| Material provided |
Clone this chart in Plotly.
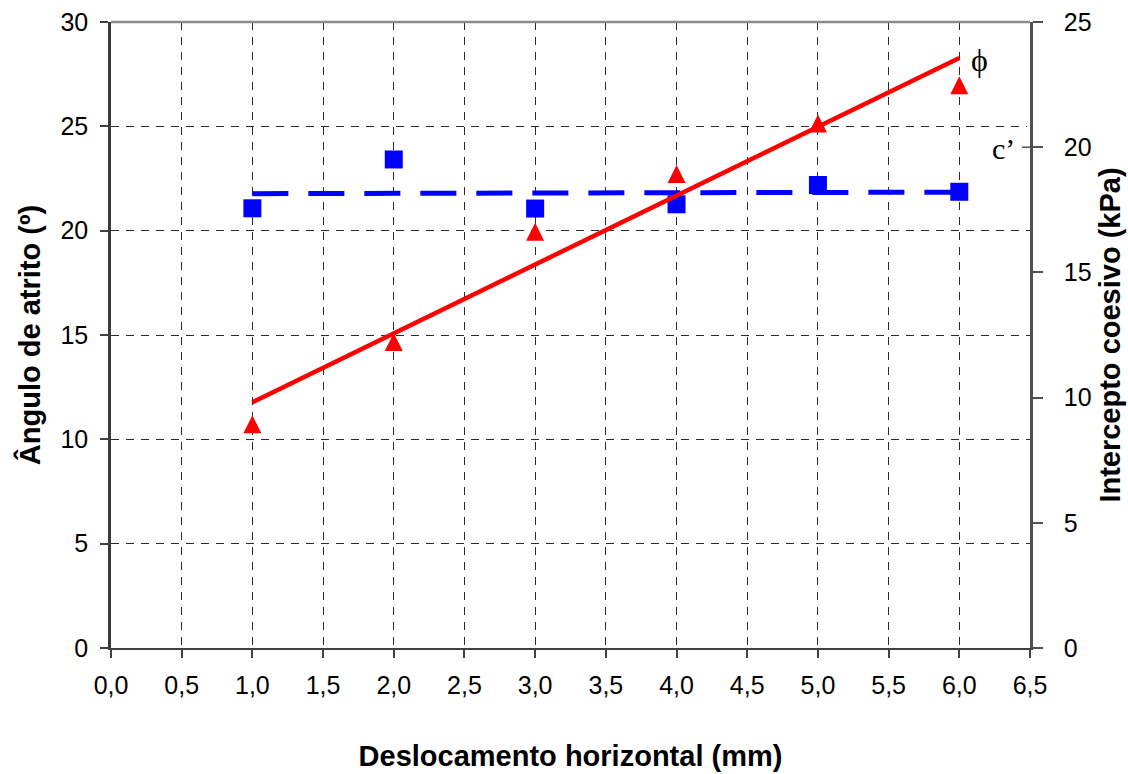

--

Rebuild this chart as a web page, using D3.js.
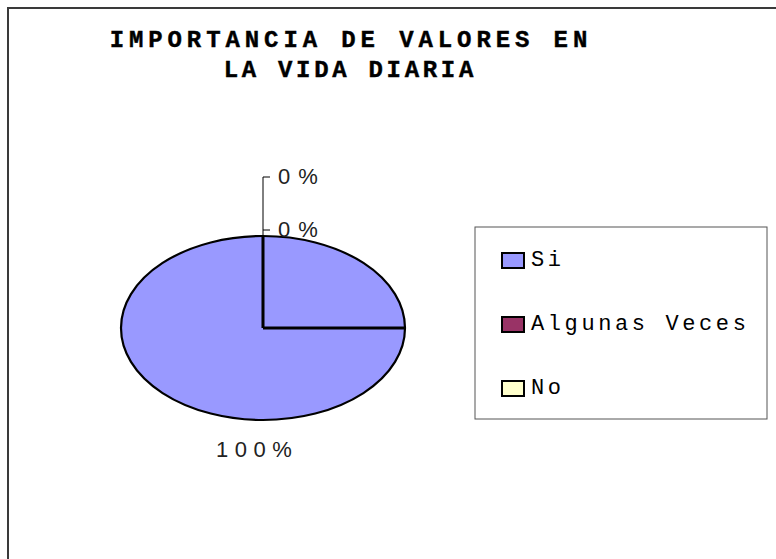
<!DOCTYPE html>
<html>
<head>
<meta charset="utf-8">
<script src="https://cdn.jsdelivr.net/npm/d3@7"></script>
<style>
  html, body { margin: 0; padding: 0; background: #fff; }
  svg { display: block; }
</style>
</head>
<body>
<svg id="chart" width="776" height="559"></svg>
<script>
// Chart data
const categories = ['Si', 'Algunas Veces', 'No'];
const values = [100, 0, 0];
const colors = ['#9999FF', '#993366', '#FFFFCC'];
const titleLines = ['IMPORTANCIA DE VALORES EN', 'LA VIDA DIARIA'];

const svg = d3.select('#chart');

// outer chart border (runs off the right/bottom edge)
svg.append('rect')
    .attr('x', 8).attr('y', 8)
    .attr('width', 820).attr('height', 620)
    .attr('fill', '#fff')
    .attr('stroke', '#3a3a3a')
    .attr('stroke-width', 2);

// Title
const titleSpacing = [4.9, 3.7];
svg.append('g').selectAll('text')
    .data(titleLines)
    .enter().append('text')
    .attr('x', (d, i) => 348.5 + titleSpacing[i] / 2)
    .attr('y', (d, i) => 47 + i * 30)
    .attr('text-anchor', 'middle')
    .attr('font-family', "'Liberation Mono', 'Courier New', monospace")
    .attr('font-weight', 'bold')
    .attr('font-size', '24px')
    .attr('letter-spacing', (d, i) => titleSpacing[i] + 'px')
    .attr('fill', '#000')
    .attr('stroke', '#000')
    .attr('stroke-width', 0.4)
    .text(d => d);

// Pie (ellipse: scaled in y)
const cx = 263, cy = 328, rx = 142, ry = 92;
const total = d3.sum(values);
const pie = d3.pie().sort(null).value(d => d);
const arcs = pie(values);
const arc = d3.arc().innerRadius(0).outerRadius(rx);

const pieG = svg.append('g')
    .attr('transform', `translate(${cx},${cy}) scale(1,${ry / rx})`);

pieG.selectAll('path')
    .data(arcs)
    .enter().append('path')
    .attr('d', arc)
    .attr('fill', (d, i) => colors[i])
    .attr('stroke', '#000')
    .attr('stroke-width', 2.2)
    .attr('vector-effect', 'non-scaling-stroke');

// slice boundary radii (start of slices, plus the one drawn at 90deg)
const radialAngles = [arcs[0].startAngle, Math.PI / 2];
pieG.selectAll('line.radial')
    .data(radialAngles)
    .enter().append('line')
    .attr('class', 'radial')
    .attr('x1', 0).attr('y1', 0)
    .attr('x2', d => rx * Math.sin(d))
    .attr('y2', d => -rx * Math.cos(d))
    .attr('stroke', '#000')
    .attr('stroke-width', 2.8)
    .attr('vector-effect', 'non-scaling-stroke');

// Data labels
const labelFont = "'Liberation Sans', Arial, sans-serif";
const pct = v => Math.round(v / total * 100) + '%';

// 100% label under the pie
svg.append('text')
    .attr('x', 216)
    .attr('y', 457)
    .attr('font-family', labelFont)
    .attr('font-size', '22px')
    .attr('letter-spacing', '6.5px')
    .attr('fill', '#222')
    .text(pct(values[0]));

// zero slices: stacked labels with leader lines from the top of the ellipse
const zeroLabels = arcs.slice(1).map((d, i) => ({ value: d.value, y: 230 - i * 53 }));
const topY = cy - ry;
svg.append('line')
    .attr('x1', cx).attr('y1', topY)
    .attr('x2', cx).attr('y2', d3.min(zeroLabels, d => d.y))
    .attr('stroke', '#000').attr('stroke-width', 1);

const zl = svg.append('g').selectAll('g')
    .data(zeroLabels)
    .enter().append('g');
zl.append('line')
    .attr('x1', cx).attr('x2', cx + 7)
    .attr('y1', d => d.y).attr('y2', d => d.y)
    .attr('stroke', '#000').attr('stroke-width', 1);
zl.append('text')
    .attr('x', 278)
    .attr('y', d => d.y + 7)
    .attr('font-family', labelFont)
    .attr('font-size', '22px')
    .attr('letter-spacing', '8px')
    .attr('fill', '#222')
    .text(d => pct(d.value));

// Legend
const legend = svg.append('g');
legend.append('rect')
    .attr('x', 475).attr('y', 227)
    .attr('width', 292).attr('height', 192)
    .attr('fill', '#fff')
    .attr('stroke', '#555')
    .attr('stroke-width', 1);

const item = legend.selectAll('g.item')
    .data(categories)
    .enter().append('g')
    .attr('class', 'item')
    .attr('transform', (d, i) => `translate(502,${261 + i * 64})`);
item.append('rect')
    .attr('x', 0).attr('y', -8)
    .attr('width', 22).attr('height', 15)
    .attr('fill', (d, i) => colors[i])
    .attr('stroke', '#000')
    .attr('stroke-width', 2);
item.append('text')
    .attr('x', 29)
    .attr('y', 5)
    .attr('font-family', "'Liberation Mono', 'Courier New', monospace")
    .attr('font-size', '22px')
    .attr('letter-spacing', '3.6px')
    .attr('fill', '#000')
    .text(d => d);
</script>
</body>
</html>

---

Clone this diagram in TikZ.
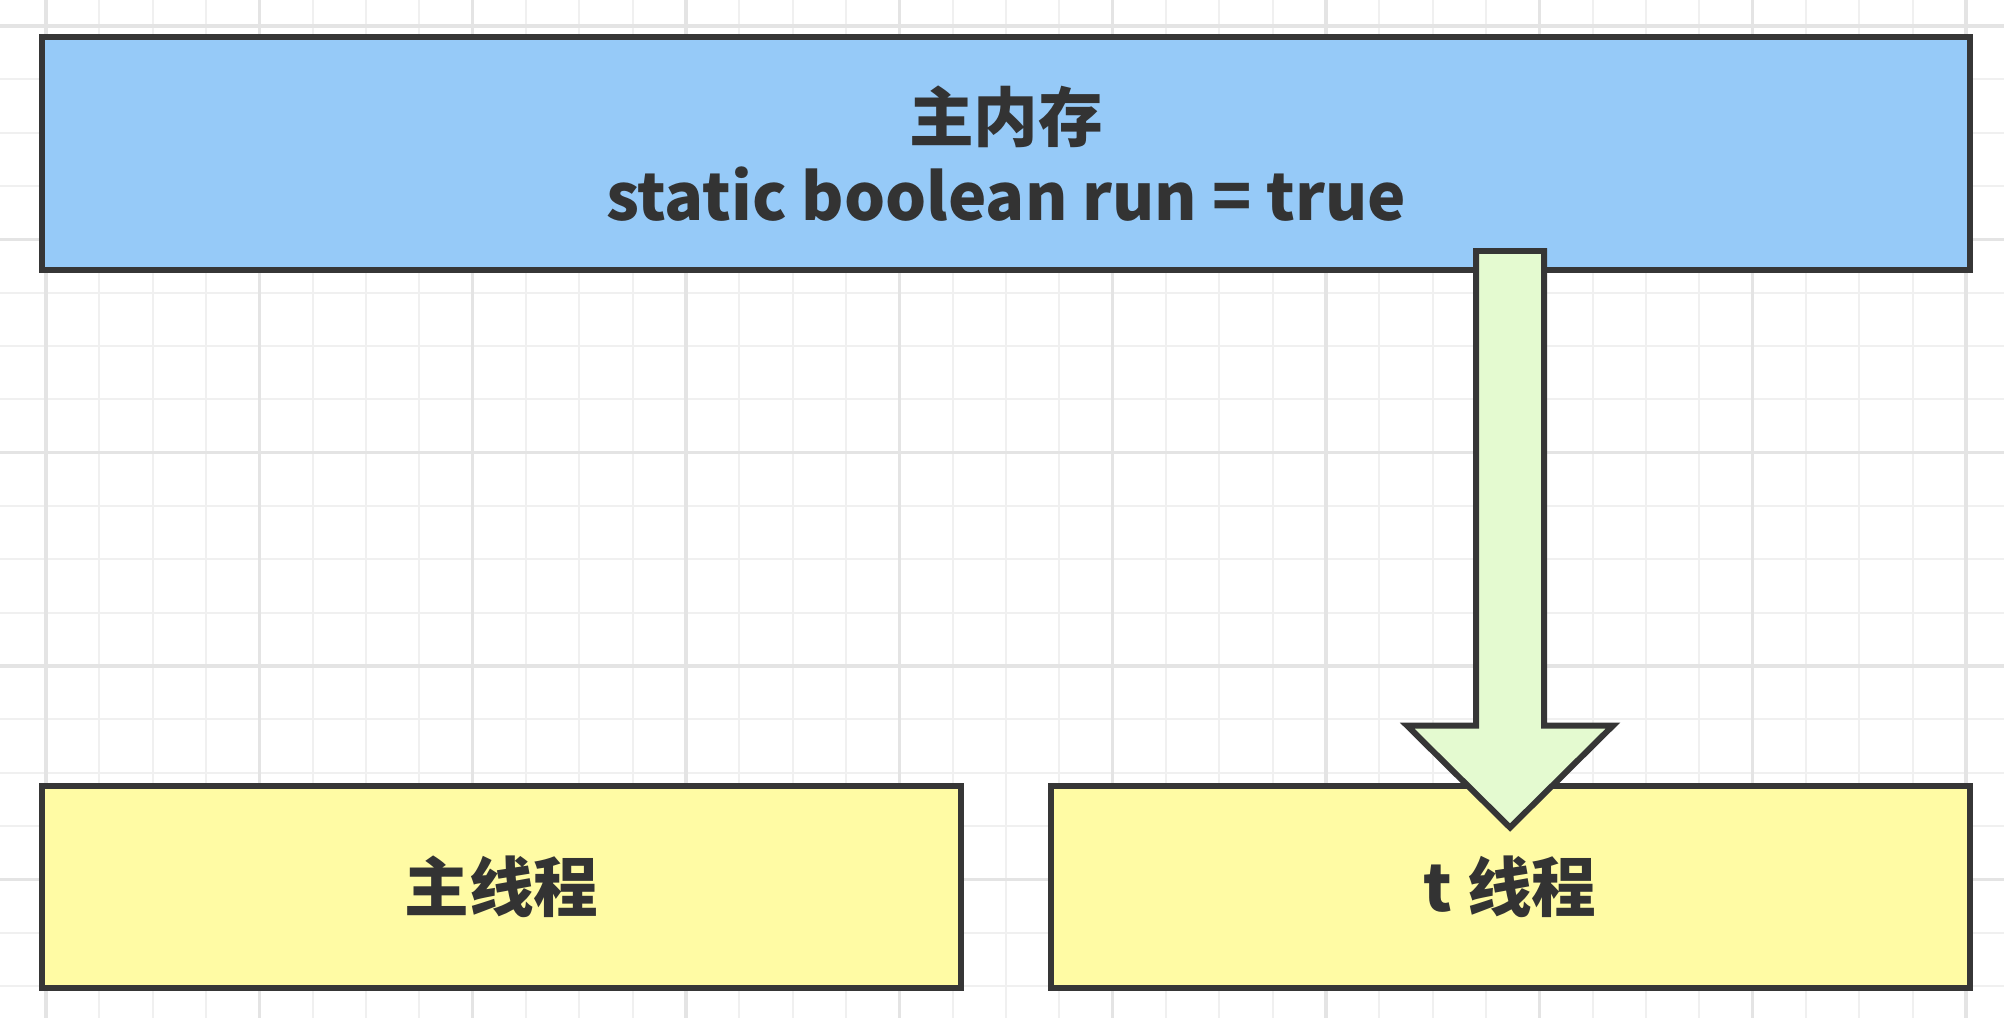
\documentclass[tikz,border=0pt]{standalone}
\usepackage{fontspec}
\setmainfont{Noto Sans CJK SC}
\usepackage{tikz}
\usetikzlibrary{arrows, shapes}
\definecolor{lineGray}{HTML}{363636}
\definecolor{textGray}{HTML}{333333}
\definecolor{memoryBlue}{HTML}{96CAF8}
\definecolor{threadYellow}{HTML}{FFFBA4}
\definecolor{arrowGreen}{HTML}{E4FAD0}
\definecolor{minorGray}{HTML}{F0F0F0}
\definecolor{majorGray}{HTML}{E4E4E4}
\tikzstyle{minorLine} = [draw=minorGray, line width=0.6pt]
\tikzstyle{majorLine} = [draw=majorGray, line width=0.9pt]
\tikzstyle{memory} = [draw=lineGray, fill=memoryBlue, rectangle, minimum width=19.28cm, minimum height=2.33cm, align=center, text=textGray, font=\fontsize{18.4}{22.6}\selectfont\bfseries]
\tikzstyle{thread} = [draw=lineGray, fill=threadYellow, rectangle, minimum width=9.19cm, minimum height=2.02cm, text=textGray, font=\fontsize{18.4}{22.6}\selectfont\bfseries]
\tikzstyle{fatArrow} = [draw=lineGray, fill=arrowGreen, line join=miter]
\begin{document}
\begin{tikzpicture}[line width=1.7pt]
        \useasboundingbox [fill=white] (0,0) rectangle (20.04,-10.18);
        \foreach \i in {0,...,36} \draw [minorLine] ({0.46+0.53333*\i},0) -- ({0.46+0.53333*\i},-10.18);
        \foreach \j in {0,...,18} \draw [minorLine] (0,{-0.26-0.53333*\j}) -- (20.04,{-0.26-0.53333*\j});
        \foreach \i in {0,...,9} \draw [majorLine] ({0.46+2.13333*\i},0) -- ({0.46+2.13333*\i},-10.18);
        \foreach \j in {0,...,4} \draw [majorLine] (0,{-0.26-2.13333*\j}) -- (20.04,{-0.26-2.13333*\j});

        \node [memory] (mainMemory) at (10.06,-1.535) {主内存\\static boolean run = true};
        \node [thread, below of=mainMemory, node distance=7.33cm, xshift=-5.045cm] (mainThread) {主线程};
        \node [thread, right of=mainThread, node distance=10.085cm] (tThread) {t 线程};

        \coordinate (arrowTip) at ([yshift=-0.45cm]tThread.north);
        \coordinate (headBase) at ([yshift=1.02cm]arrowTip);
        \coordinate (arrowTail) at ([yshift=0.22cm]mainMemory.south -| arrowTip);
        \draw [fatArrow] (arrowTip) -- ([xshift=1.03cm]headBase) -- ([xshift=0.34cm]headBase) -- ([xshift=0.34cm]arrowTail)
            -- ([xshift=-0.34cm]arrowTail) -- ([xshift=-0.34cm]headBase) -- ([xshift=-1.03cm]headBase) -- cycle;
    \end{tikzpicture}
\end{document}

| What you will do |
Search the entries for the word "this", then gather every line that has it.

| Solution to the exercise |
Clone this chart in Plotly.
Rebuild this chart as a web page, using D3.js.
Clone this diagram in TikZ.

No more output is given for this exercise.